Toujours bien documenté, Dupéré est capable de décrire des scènes guerrières de façon saisissante. C’était la grande force de son premier ouvrage.
Encore une fois le portrait de société est fort intéressant. Les bourgeois et les seigneurs collaborent avec les Anglais et ne pensent qu’à s’enrichir. Ils méprisent les paysans qui étouffent sous les contraintes et sont souvent plus fanatiques que les Anglais.
L’historien avait un peu tendance à s’étendre dans son premier ouvrage, mais cela ne gâchait pas la lecture. On ne peut qu’exiger plus d’un second ouvrage. Après tout, le romancier a eu le temps de corriger certaines lacunes et de pousser plus loin son écriture.
S’il avait su éviter ce piège dans le premier roman, il sombre corps et âme dans «Les derniers insurgés», s’entête à vouloir tout dire, tout décrire et ne laisse aucun espace au lecteur. Et quand il s’aventure dans les scènes intimes et amoureuses, il s’enlise. «Avec un charmant sourire au visage, baissa les yeux vers le sol; durant son discours, il parlait avec éloquence, Le maquillage sur son visage; Roxane avait posé sa tête sur le torse imberbe de Matthew, Et se pencha à sa hauteur, Après une brève pause de quelques secondes.»
Il aurait fallu tailler dans cette masse brute. On sent que l’auteur a voulu gonfler son ouvrage. Les descriptions des combats et des affrontements guerriers sauvent ce roman du naufrage. Le dernier tiers surtout! Une bonne centaine de pages en trop.

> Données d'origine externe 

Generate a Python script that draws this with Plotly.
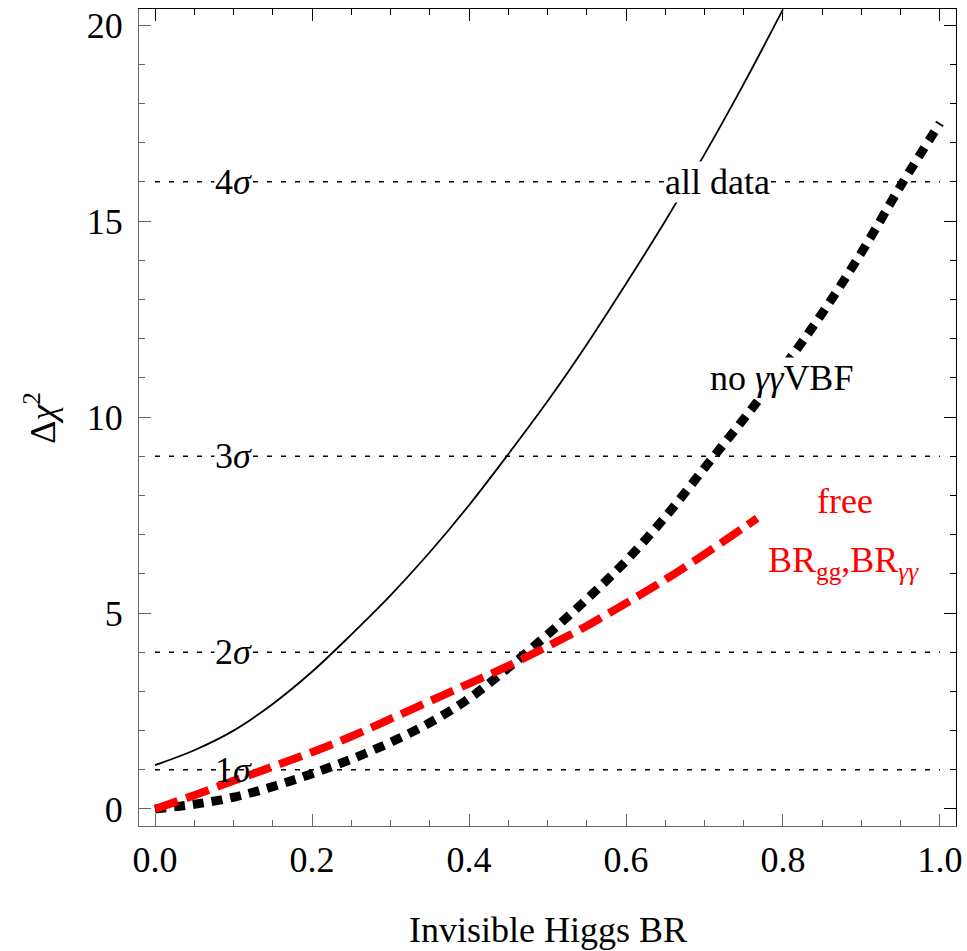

Dommage!
Je veux bien croire qu’il a publié trop rapidement, mais le romancier devra apprendre la sobriété à l’historien, suggérer plutôt que de s’acharner à décrire les chaises, les meubles, les vêtements, les maisons dans le moindre détail. Éviter aussi les évidences qui pullulent tout au long des chapitres.
Il ne faut pas oublier que le roman historique, malgré la matière, reste un ouvrage littéraire qui doit être porté par la qualité de l’écriture. À lire pour le contenu historique.

«Les derniers insurgés» d’Yves Dupéré a été publié aux Éditions HMH Hurtubise.